Below is a listing. Return the lines from the one that contains "Reproduce this chart with matplotlib." to the one that contains "from matplotlib.ticker import", both ends included, verbatim and with no pictures.

** START Material **

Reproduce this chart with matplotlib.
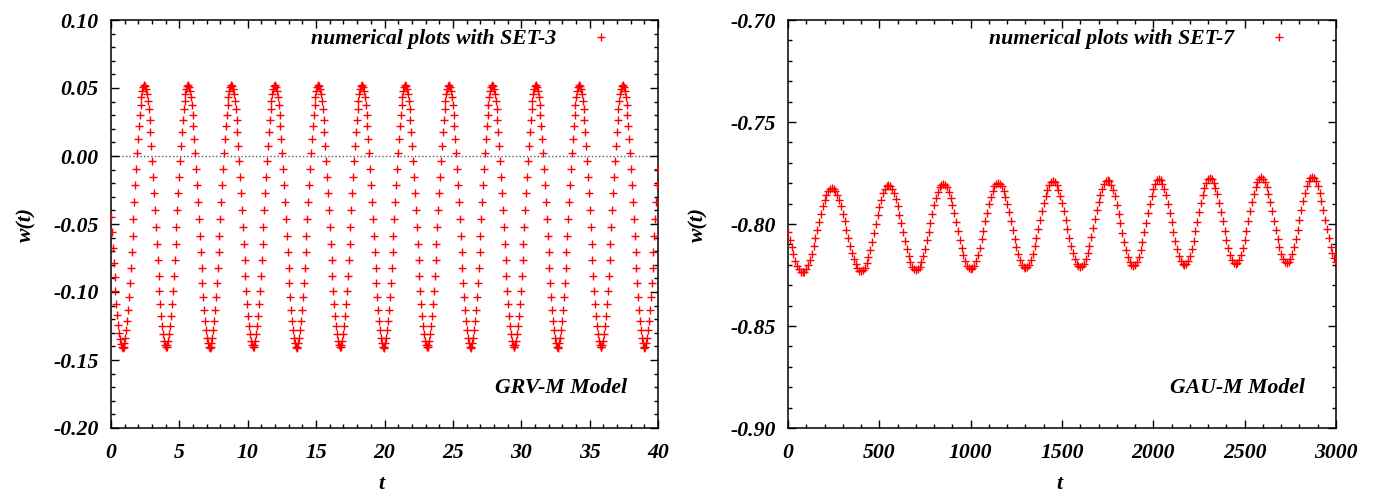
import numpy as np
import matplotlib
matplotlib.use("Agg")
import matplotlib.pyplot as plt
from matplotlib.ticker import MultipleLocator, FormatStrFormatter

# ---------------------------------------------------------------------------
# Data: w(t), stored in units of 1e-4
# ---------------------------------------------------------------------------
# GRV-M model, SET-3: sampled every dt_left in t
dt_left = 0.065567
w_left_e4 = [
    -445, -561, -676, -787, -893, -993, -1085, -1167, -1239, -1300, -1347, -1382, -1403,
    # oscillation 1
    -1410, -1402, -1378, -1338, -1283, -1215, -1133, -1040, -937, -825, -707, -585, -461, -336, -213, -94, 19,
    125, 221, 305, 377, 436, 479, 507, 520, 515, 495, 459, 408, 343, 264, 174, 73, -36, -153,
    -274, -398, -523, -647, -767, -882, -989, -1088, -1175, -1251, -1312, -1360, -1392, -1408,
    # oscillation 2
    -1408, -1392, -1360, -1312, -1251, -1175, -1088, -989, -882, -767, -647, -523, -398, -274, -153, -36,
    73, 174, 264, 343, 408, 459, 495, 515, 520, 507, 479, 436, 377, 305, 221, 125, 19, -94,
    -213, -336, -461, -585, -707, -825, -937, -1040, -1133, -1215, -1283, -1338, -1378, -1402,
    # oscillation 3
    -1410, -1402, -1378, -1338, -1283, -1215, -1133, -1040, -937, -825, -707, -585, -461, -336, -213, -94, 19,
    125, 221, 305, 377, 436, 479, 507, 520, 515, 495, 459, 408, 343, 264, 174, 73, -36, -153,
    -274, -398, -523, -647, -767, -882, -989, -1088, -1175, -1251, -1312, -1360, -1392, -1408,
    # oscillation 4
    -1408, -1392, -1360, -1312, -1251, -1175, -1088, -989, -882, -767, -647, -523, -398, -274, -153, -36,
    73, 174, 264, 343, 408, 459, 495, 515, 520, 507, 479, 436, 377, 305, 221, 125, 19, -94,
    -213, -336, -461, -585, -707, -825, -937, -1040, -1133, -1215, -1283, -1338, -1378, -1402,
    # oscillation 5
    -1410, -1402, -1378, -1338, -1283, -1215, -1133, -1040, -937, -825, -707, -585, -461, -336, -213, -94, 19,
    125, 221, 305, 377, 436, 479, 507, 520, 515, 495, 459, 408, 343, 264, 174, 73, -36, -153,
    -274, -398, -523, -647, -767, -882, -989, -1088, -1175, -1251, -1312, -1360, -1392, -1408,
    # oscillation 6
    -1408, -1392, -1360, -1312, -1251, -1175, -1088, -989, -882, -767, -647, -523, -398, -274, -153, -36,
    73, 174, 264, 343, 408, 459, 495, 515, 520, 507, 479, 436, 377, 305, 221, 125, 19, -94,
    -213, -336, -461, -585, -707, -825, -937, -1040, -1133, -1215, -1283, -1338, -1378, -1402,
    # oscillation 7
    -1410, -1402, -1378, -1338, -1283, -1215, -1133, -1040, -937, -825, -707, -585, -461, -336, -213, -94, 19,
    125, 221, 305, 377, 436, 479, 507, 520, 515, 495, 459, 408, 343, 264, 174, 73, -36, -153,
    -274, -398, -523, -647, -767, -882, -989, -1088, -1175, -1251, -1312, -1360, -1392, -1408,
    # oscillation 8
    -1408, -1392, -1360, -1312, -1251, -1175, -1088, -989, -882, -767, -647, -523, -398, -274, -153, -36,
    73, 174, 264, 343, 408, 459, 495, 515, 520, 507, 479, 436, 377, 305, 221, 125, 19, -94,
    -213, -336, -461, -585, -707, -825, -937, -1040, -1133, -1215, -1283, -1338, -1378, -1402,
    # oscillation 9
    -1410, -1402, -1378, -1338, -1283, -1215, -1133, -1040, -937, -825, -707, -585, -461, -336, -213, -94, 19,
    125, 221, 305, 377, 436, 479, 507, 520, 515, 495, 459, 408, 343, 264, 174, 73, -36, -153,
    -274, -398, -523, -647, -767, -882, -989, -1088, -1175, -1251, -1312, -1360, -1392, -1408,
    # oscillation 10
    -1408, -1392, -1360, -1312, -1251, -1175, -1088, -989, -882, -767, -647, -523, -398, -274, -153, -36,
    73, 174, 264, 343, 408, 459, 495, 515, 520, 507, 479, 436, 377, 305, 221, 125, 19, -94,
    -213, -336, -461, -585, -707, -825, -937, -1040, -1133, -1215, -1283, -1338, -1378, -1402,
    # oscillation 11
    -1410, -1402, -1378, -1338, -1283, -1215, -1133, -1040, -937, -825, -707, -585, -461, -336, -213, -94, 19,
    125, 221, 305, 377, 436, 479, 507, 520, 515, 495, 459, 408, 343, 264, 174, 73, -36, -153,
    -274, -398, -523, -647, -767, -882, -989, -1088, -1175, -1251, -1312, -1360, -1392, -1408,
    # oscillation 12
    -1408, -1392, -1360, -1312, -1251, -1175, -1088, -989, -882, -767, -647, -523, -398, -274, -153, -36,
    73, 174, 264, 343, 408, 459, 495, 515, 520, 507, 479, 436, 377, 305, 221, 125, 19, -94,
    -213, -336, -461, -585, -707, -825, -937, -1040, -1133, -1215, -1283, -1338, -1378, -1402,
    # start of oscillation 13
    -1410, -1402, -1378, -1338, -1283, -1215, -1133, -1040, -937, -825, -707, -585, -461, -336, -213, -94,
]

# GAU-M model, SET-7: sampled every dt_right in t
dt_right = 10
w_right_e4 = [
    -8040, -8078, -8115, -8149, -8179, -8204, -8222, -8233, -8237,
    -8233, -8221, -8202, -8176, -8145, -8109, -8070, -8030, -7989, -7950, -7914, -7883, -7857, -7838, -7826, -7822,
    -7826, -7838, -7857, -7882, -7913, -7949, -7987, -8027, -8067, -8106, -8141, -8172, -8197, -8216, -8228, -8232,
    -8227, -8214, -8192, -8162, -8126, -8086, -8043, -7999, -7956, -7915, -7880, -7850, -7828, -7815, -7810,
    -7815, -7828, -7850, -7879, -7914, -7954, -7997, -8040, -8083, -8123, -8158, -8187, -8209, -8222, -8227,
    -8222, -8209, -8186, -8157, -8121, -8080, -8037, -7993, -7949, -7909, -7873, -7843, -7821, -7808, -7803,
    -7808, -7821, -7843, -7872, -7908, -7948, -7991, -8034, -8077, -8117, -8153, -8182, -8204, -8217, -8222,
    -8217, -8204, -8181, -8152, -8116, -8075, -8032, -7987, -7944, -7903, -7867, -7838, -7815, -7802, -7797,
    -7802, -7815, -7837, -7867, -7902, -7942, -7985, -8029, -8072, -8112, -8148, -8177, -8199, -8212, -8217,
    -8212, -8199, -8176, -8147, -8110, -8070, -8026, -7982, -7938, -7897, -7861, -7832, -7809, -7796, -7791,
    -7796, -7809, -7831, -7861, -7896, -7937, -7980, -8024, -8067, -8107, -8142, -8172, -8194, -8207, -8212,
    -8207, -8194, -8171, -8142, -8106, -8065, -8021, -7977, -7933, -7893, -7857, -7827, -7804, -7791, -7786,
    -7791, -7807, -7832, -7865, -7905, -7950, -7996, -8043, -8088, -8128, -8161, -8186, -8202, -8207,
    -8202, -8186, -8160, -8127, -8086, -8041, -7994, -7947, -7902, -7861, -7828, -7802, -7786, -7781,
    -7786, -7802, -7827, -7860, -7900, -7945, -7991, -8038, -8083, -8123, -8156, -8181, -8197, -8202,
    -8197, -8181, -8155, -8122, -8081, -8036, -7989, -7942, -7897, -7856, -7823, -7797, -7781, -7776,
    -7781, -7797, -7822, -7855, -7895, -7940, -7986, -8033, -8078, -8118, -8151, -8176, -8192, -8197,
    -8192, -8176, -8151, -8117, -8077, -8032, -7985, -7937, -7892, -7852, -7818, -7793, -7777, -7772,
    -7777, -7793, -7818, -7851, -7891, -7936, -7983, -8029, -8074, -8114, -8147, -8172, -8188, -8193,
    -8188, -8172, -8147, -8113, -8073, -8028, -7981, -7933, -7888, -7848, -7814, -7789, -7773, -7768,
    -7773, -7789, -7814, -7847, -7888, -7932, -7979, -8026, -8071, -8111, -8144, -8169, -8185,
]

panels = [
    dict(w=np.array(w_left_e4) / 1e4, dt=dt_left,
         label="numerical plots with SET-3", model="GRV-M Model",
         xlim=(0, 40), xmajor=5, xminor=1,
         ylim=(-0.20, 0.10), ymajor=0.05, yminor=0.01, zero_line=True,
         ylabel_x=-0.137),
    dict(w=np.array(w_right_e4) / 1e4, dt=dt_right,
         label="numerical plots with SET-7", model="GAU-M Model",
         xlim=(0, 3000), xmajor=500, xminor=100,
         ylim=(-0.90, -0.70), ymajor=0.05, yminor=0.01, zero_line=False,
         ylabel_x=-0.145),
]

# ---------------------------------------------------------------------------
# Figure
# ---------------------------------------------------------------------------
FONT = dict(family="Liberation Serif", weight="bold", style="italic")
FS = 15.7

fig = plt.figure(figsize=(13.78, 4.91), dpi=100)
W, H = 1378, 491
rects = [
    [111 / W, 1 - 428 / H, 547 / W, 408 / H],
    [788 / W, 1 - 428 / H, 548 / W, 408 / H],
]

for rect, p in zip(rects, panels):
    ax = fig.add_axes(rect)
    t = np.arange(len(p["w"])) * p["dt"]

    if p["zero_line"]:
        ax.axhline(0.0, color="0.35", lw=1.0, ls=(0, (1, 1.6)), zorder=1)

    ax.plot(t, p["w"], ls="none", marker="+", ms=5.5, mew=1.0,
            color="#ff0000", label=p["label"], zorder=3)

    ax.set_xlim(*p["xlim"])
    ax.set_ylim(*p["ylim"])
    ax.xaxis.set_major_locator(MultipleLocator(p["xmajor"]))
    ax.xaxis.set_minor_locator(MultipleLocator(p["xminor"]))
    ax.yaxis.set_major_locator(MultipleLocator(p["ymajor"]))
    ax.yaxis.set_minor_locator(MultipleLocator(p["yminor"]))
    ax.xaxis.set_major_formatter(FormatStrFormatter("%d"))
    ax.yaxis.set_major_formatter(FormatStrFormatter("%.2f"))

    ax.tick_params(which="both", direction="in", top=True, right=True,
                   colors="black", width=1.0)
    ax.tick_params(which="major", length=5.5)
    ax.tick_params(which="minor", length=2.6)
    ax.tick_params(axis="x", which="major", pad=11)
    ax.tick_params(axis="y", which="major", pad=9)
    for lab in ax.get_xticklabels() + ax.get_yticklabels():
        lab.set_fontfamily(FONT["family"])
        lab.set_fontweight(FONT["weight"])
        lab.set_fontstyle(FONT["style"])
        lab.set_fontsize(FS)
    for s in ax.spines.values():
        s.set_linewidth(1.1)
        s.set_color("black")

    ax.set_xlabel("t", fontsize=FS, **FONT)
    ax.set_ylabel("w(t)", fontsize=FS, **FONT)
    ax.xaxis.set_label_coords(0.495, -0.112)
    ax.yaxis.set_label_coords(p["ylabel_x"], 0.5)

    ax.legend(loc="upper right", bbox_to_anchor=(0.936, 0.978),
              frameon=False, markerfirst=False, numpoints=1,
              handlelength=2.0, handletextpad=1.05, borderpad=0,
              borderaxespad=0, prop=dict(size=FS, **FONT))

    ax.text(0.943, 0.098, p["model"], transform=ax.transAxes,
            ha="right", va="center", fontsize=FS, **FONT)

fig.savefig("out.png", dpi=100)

** END Material **
** START Material **

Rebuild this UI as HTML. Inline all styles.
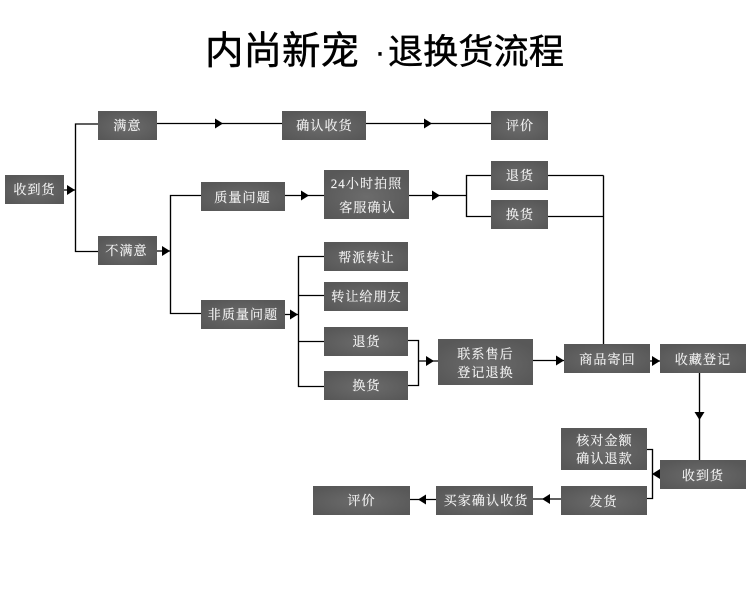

** END Material **

→ **Worked solution**
Reproduce this chart with matplotlib.
import numpy as np
import matplotlib
matplotlib.use("Agg")
import matplotlib.pyplot as plt
from matplotlib.ticker import MultipleLocator, FormatStrFormatter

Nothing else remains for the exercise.